((

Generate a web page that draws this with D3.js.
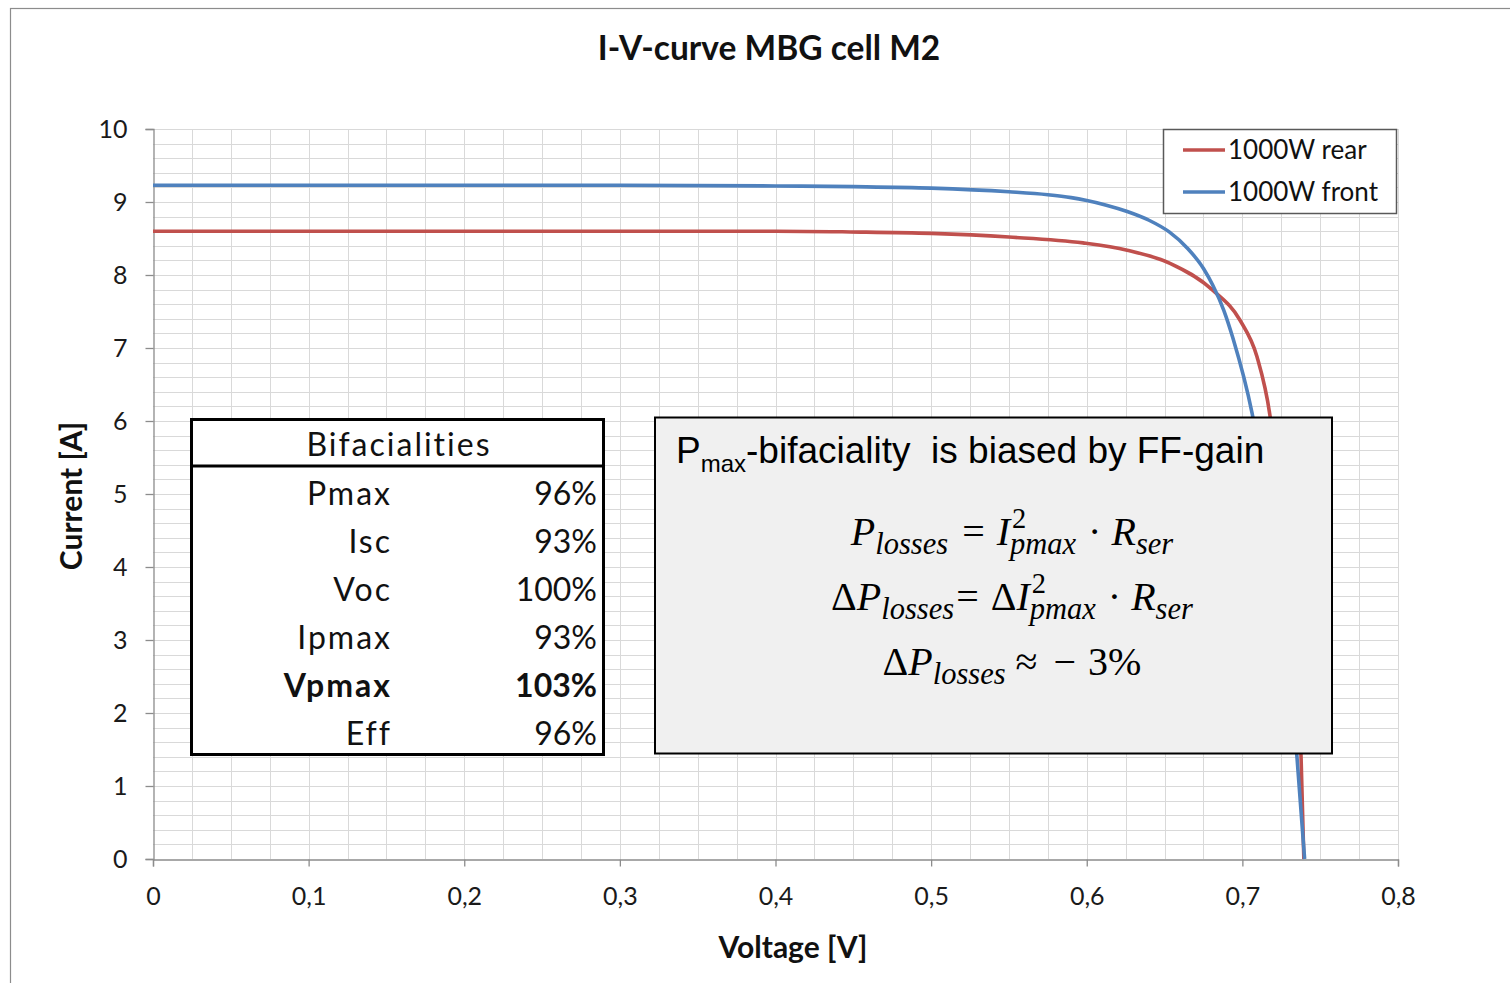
<!DOCTYPE html>
<html>
<head>
<meta charset="utf-8">
<script src="https://cdn.jsdelivr.net/npm/d3@7"></script>
<style>
  html, body { margin: 0; padding: 0; background: #fff; }
  svg { display: block; }
  text { white-space: pre; }
</style>
</head>
<body>
<svg id="chart" width="1510" height="983"></svg>
<script>
// Measured I-V data (voltage in V, current in A)
const frontVoltage = [0, 0.05, 0.1, 0.2, 0.3, 0.4, 0.45, 0.5, 0.55, 0.575, 0.59, 0.6, 0.612, 0.626, 0.64, 0.653, 0.665, 0.675, 0.681, 0.688, 0.694, 0.7062, 0.72, 0.73, 0.735, 0.740];
const frontCurrent = [9.23, 9.23, 9.23, 9.23, 9.23, 9.22, 9.21, 9.19, 9.14, 9.10, 9.06, 9.02, 8.96, 8.87, 8.75, 8.59, 8.36, 8.09, 7.86, 7.52, 7.13, 6.11, 4.30, 2.55, 1.42, 0];
const rearVoltage = [0, 0.1, 0.2, 0.3, 0.4, 0.448, 0.5, 0.55, 0.5976, 0.626, 0.6535, 0.6811, 0.6985, 0.7094, 0.7177, 0.728, 0.7377, 0.7395];
const rearCurrent = [8.60, 8.60, 8.60, 8.60, 8.60, 8.59, 8.57, 8.52, 8.44, 8.34, 8.16, 7.79, 7.38, 6.88, 6.08, 3.90, 1.40, 0];

const seriesNames = ["1000W rear", "1000W front"];
const seriesColors = ["#c0504d", "#4f81bd"];

const xTickValues = [0, 0.1, 0.2, 0.3, 0.4, 0.5, 0.6, 0.7, 0.8];
const yTickValues = [0, 1, 2, 3, 4, 5, 6, 7, 8, 9, 10];

const bifacialityParams = ["Pmax", "Isc", "Voc", "Ipmax", "Vpmax", "Eff"];
const bifacialityValues = ["96%", "93%", "100%", "93%", "103%", "96%"];
const bifacialityBold = ["Vpmax"];

const svg = d3.select("#chart");
const font = "Lato, 'Open Sans', sans-serif";

// Outer chart frame
svg.append("rect").attr("x", 10.5).attr("y", 8.5).attr("width", 1540).attr("height", 1000)
  .attr("fill", "none").attr("stroke", "#8c8c8c").attr("stroke-width", 1.2);

const plot = { left: 153, right: 1398, top: 129, bottom: 859 };
const x = d3.scaleLinear().domain([0, 0.8]).range([plot.left, plot.right]);
const y = d3.scaleLinear().domain([0, 10]).range([plot.bottom, plot.top]);

// Grid: minor verticals every 0.025 V, horizontals every 0.2 A
const grid = svg.append("g").attr("stroke", "#d9d9d9").attr("stroke-width", 1);
grid.selectAll("line.v").data(d3.range(1, 33).map(i => i * 0.025)).join("line")
  .attr("x1", d => Math.round(x(d)) + 0.5).attr("x2", d => Math.round(x(d)) + 0.5)
  .attr("y1", plot.top).attr("y2", plot.bottom);
grid.selectAll("line.h").data(d3.range(1, 51).map(i => i * 0.2)).join("line")
  .attr("y1", d => Math.round(y(d)) + 0.5).attr("y2", d => Math.round(y(d)) + 0.5)
  .attr("x1", plot.left).attr("x2", plot.right);

// Axes
const xAxis = svg.append("g").attr("transform", `translate(0,${plot.bottom + 0.5})`)
  .call(d3.axisBottom(x).tickValues(xTickValues).tickSize(7).tickPadding(21)
    .tickFormat(d => d3.format(".1~f")(d).replace(".", ",")));
const yAxis = svg.append("g").attr("transform", `translate(${plot.left + 0.5},0)`)
  .call(d3.axisLeft(y).tickValues(yTickValues).tickSize(8).tickPadding(18));
[xAxis, yAxis].forEach(a => {
  a.select(".domain").attr("stroke", "#8c8c8c").attr("stroke-width", 1.3);
  a.selectAll(".tick line").attr("stroke", "#8c8c8c").attr("stroke-width", 1.3);
  a.selectAll(".tick text").attr("fill", "#1a1a1a").style("font-family", font).style("font-size", "25px");
});

// Curves
const line = d3.line().x(d => x(d[0])).y(d => y(d[1])).curve(d3.curveMonotoneX);
const rear = rearVoltage.map((v, i) => [v, rearCurrent[i]]);
const front = frontVoltage.map((v, i) => [v, frontCurrent[i]]);
svg.append("path").datum(rear).attr("d", line).attr("fill", "none")
  .attr("stroke", seriesColors[0]).attr("stroke-width", 3.6).attr("stroke-linejoin", "round");
svg.append("path").datum(front).attr("d", line).attr("fill", "none")
  .attr("stroke", seriesColors[1]).attr("stroke-width", 3.6).attr("stroke-linejoin", "round");

// Title and axis titles
svg.append("text").attr("x", 769).attr("y", 60).attr("text-anchor", "middle")
  .style("font-family", font).style("font-weight", "bold").style("font-size", "33.5px").attr("fill", "#111")
  .text("I-V-curve MBG cell M2");
svg.append("text").attr("x", 793).attr("y", 958).attr("text-anchor", "middle")
  .style("font-family", font).style("font-weight", "bold").style("font-size", "30px").attr("fill", "#111")
  .text("Voltage [V]");
svg.append("text").attr("transform", "translate(82,496) rotate(-90)").attr("text-anchor", "middle")
  .style("font-family", font).style("font-weight", "bold").style("font-size", "30px").attr("fill", "#111")
  .text("Current [A]");

// Legend
const legend = svg.append("g");
legend.append("rect").attr("x", 1163.5).attr("y", 129.5).attr("width", 233).attr("height", 84)
  .attr("fill", "#fff").attr("stroke", "#595959").attr("stroke-width", 1.5);
seriesNames.forEach((name, i) => {
  const ly = 150 + i * 42;
  legend.append("line").attr("x1", 1183).attr("x2", 1225).attr("y1", ly).attr("y2", ly)
    .attr("stroke", seriesColors[i]).attr("stroke-width", 3.6);
  legend.append("text").attr("x", 1228).attr("y", ly + 9)
    .style("font-family", font).style("font-size", "26px").attr("fill", "#111").text(name);
});

// Bifacialities table
const table = svg.append("g");
table.append("rect").attr("x", 191.5).attr("y", 419.5).attr("width", 412).attr("height", 335)
  .attr("fill", "#fff").attr("stroke", "#000").attr("stroke-width", 3);
table.append("line").attr("x1", 191).attr("x2", 604).attr("y1", 466).attr("y2", 466)
  .attr("stroke", "#000").attr("stroke-width", 3);
table.append("text").attr("x", 399).attr("y", 456).attr("text-anchor", "middle")
  .style("font-family", font).style("font-size", "32px").style("letter-spacing", "2px").attr("fill", "#111")
  .text("Bifacialities");
bifacialityParams.forEach((p, i) => {
  const by = 505 + i * 48;
  const bold = bifacialityBold.includes(p) ? "bold" : "normal";
  table.append("text").attr("x", 392).attr("y", by).attr("text-anchor", "end")
    .style("font-family", font).style("font-size", "32px").style("font-weight", bold)
    .style("letter-spacing", "2px").attr("fill", "#111").text(p);
  table.append("text").attr("x", 597).attr("y", by).attr("text-anchor", "end")
    .style("font-family", font).style("font-size", "32px").style("font-weight", bold)
    .attr("fill", "#111").text(bifacialityValues[i]);
});

// Annotation box with the power-loss relations
const note = svg.append("g");
note.append("rect").attr("x", 655).attr("y", 417.5).attr("width", 677).attr("height", 336)
  .attr("fill", "#f0f0f0").attr("stroke", "#000").attr("stroke-width", 2);
const head = note.append("text").attr("x", 676).attr("y", 463)
  .style("font-family", "'Liberation Sans', Arial, sans-serif").style("font-size", "37px")
  .attr("fill", "#000");
head.append("tspan").text("P");
head.append("tspan").attr("dy", 9).style("font-size", "24px").text("max");
head.append("tspan").attr("dy", -9).text("-bifaciality\u00a0 is biased by FF-gain");

const mathFont = "'Liberation Serif', 'DejaVu Serif', serif";
function textWidth(str, size, italic) {
  const t = svg.append("text").style("font-family", mathFont).style("font-size", size + "px")
    .style("font-style", italic ? "italic" : "normal").text(str);
  const w = t.node().getComputedTextLength();
  t.remove();
  return w;
}
// Each piece: {t, s: size, dy: baseline shift, i: italic, g: gap before} or {stack: [sup, sub]}
function drawMath(pieces, cx, baseline) {
  const widths = pieces.map(p => (p.g || 0) + (p.stack
    ? Math.max(...p.stack.map(q => textWidth(q.t, q.s, q.i)))
    : textWidth(p.t, p.s, p.i)));
  const total = d3.sum(widths);
  let cur = cx - total / 2;
  pieces.forEach((p, k) => {
    const parts = p.stack ? p.stack : [p];
    parts.forEach(q => {
      note.append("text").attr("x", cur + (p.g || 0) + (q.sx || 0)).attr("y", baseline + (q.dy || 0))
        .style("font-family", mathFont).style("font-size", q.s + "px")
        .style("font-style", q.i ? "italic" : "normal").attr("fill", "#000").text(q.t);
    });
    cur += widths[k];
  });
}
const big = 40, small = 30.5;
drawMath([
  { t: "P", s: big, i: true },
  { t: "losses", s: small, i: true, dy: 9 },
  { t: "=", s: big, g: 14 },
  { t: "I", s: big, i: true, g: 12 },
  { stack: [{ t: "2", s: small - 2, dy: -17, sx: 2 }, { t: "pmax", s: small, i: true, dy: 9 }] },
  { t: "·", s: big, g: 12 },
  { t: "R", s: big, i: true, g: 10 },
  { t: "ser", s: small, i: true, dy: 9 }
], 1012, 545);
drawMath([
  { t: "Δ", s: big },
  { t: "P", s: big, i: true },
  { t: "losses", s: small, i: true, dy: 9 },
  { t: "=", s: big, g: 2 },
  { t: "Δ", s: big, g: 12 },
  { t: "I", s: big, i: true },
  { stack: [{ t: "2", s: small - 2, dy: -17, sx: 2 }, { t: "pmax", s: small, i: true, dy: 9 }] },
  { t: "·", s: big, g: 12 },
  { t: "R", s: big, i: true, g: 10 },
  { t: "ser", s: small, i: true, dy: 9 }
], 1012, 610);
drawMath([
  { t: "Δ", s: big },
  { t: "P", s: big, i: true },
  { t: "losses", s: small, i: true, dy: 9 },
  { t: "≈", s: big, g: 10 },
  { t: "−", s: big, g: 16 },
  { t: "3%", s: big, g: 12 }
], 1012, 675);
</script>
</body>
</html>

))

→ Required work
Leave the pictures out and please restate exactly the lines running from the start of the material through the one with "7, 8, 9, 10];".

→ Response
Generate a web page that draws this with D3.js.
<!DOCTYPE html>
<html>
<head>
<meta charset="utf-8">
<script src="https://cdn.jsdelivr.net/npm/d3@7"></script>
<style>
  html, body { margin: 0; padding: 0; background: #fff; }
  svg { display: block; }
  text { white-space: pre; }
</style>
</head>
<body>
<svg id="chart" width="1510" height="983"></svg>
<script>
// Measured I-V data (voltage in V, current in A)
const frontVoltage = [0, 0.05, 0.1, 0.2, 0.3, 0.4, 0.45, 0.5, 0.55, 0.575, 0.59, 0.6, 0.612, 0.626, 0.64, 0.653, 0.665, 0.675, 0.681, 0.688, 0.694, 0.7062, 0.72, 0.73, 0.735, 0.740];
const frontCurrent = [9.23, 9.23, 9.23, 9.23, 9.23, 9.22, 9.21, 9.19, 9.14, 9.10, 9.06, 9.02, 8.96, 8.87, 8.75, 8.59, 8.36, 8.09, 7.86, 7.52, 7.13, 6.11, 4.30, 2.55, 1.42, 0];
const rearVoltage = [0, 0.1, 0.2, 0.3, 0.4, 0.448, 0.5, 0.55, 0.5976, 0.626, 0.6535, 0.6811, 0.6985, 0.7094, 0.7177, 0.728, 0.7377, 0.7395];
const rearCurrent = [8.60, 8.60, 8.60, 8.60, 8.60, 8.59, 8.57, 8.52, 8.44, 8.34, 8.16, 7.79, 7.38, 6.88, 6.08, 3.90, 1.40, 0];

const seriesNames = ["1000W rear", "1000W front"];
const seriesColors = ["#c0504d", "#4f81bd"];

const xTickValues = [0, 0.1, 0.2, 0.3, 0.4, 0.5, 0.6, 0.7, 0.8];
const yTickValues = [0, 1, 2, 3, 4, 5, 6, 7, 8, 9, 10];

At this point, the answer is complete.